**Your goal**:
Leave out the pictures and reproduce all of the data exactly.

**Data provided**:
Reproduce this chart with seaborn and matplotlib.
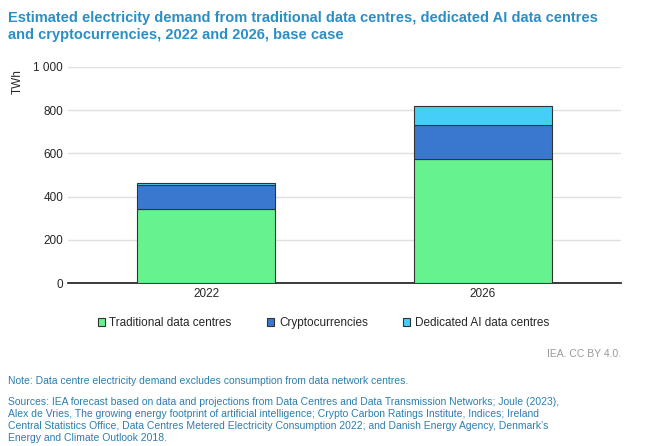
import pandas as pd
import seaborn as sns
import matplotlib.pyplot as plt

years = ['2022', '2026']
traditional = [344, 574]
crypto = [111, 157]
dedicated_ai = [8, 90]

sns.set_theme(style="white")
plt.rcParams['font.family'] = ['Liberation Sans', 'DejaVu Sans']

fig = plt.figure(figsize=(6.47, 4.46), dpi=100)
ax = fig.add_axes([0.105, 0.365, 0.855, 0.485])

df = pd.DataFrame({'Year': years, 'Traditional data centres': traditional,
                   'Cryptocurrencies': crypto, 'Dedicated AI data centres': dedicated_ai})
colors = {'Traditional data centres': '#66f28f', 'Cryptocurrencies': '#3a78d0',
          'Dedicated AI data centres': '#45cff8'}

bottom = [0, 0]
for col in ['Traditional data centres', 'Cryptocurrencies', 'Dedicated AI data centres']:
    ax.bar(df['Year'], df[col], bottom=bottom, width=0.5, color=colors[col],
           edgecolor='#333333', linewidth=0.8, label=col, zorder=3)
    bottom = [b + v for b, v in zip(bottom, df[col])]

ax.set_ylim(0, 1000)
ax.set_xlim(-0.5, 1.5)
ax.set_yticks(range(0, 1001, 200))
ax.set_yticklabels(['0', '200', '400', '600', '800', '1 000'], fontsize=8.5)
ax.tick_params(axis='x', labelsize=8.5, length=0)
ax.tick_params(axis='y', length=0)
ax.yaxis.grid(True, color='#e0e0e0', linewidth=1, zorder=0)
for s in ['top', 'right', 'left']:
    ax.spines[s].set_visible(False)
ax.spines['bottom'].set_color('#222222')
ax.set_ylabel('TWh', fontsize=8.5, labelpad=2)
ax.yaxis.set_label_coords(-0.08, 0.93)

handles, labels = ax.get_legend_handles_labels()
leg = fig.legend(handles, labels, loc='center', bbox_to_anchor=(0.5, 0.275), ncol=3, frameon=False,
                 fontsize=8.5, handlelength=0.6, handleheight=0.6, columnspacing=3, handletextpad=0.4)

fig.text(0.012, 0.975, 'Estimated electricity demand from traditional data centres, dedicated AI data centres\n'
         'and cryptocurrencies, 2022 and 2026, base case', fontsize=10.5, fontweight='bold',
         color='#2a8fc4', va='top', linespacing=1.3)
fig.text(0.96, 0.2, 'IEA. CC BY 4.0.', fontsize=7.5, color='#999999', ha='right')

fig.text(0.012, 0.14, 'Note: Data centre electricity demand excludes consumption from data network centres.',
         fontsize=7.5, color='#2a7fb0')
src = ('Sources: IEA forecast based on data and projections from Data Centres and Data Transmission Networks; Joule (2023),\n'
       'Alex de Vries, The growing energy footprint of artificial intelligence; Crypto Carbon Ratings Institute, Indices; Ireland\n'
       'Central Statistics Office, Data Centres Metered Electricity Consumption 2022; and Danish Energy Agency, Denmark\u2019s\n'
       'Energy and Climate Outlook 2018.')
fig.text(0.012, 0.11, src, fontsize=7.5, color='#2a7fb0', va='top', linespacing=1.25)

fig.savefig('out.png', dpi=100)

**Correct output**:
Reproduce this chart with seaborn and matplotlib.
import pandas as pd
import seaborn as sns
import matplotlib.pyplot as plt

years = ['2022', '2026']
traditional = [344, 574]
crypto = [111, 157]
dedicated_ai = [8, 90]

sns.set_theme(style="white")
plt.rcParams['font.family'] = ['Liberation Sans', 'DejaVu Sans']

fig = plt.figure(figsize=(6.47, 4.46), dpi=100)
ax = fig.add_axes([0.105, 0.365, 0.855, 0.485])

df = pd.DataFrame({'Year': years, 'Traditional data centres': traditional,
                   'Cryptocurrencies': crypto, 'Dedicated AI data centres': dedicated_ai})
colors = {'Traditional data centres': '#66f28f', 'Cryptocurrencies': '#3a78d0',
          'Dedicated AI data centres': '#45cff8'}

bottom = [0, 0]
for col in ['Traditional data centres', 'Cryptocurrencies', 'Dedicated AI data centres']:
    ax.bar(df['Year'], df[col], bottom=bottom, width=0.5, color=colors[col],
           edgecolor='#333333', linewidth=0.8, label=col, zorder=3)
    bottom = [b + v for b, v in zip(bottom, df[col])]

ax.set_ylim(0, 1000)
ax.set_xlim(-0.5, 1.5)
ax.set_yticks(range(0, 1001, 200))
ax.set_yticklabels(['0', '200', '400', '600', '800', '1 000'], fontsize=8.5)
ax.tick_params(axis='x', labelsize=8.5, length=0)
ax.tick_params(axis='y', length=0)
ax.yaxis.grid(True, color='#e0e0e0', linewidth=1, zorder=0)
for s in ['top', 'right', 'left']:
    ax.spines[s].set_visible(False)
ax.spines['bottom'].set_color('#222222')
ax.set_ylabel('TWh', fontsize=8.5, labelpad=2)
ax.yaxis.set_label_coords(-0.08, 0.93)

handles, labels = ax.get_legend_handles_labels()
leg = fig.legend(handles, labels, loc='center', bbox_to_anchor=(0.5, 0.275), ncol=3, frameon=False,
                 fontsize=8.5, handlelength=0.6, handleheight=0.6, columnspacing=3, handletextpad=0.4)

fig.text(0.012, 0.975, 'Estimated electricity demand from traditional data centres, dedicated AI data centres\n'
         'and cryptocurrencies, 2022 and 2026, base case', fontsize=10.5, fontweight='bold',
         color='#2a8fc4', va='top', linespacing=1.3)
fig.text(0.96, 0.2, 'IEA. CC BY 4.0.', fontsize=7.5, color='#999999', ha='right')

fig.text(0.012, 0.14, 'Note: Data centre electricity demand excludes consumption from data network centres.',
         fontsize=7.5, color='#2a7fb0')
src = ('Sources: IEA forecast based on data and projections from Data Centres and Data Transmission Networks; Joule (2023),\n'
       'Alex de Vries, The growing energy footprint of artificial intelligence; Crypto Carbon Ratings Institute, Indices; Ireland\n'
       'Central Statistics Office, Data Centres Metered Electricity Consumption 2022; and Danish Energy Agency, Denmark\u2019s\n'
       'Energy and Climate Outlook 2018.')
fig.text(0.012, 0.11, src, fontsize=7.5, color='#2a7fb0', va='top', linespacing=1.25)

fig.savefig('out.png', dpi=100)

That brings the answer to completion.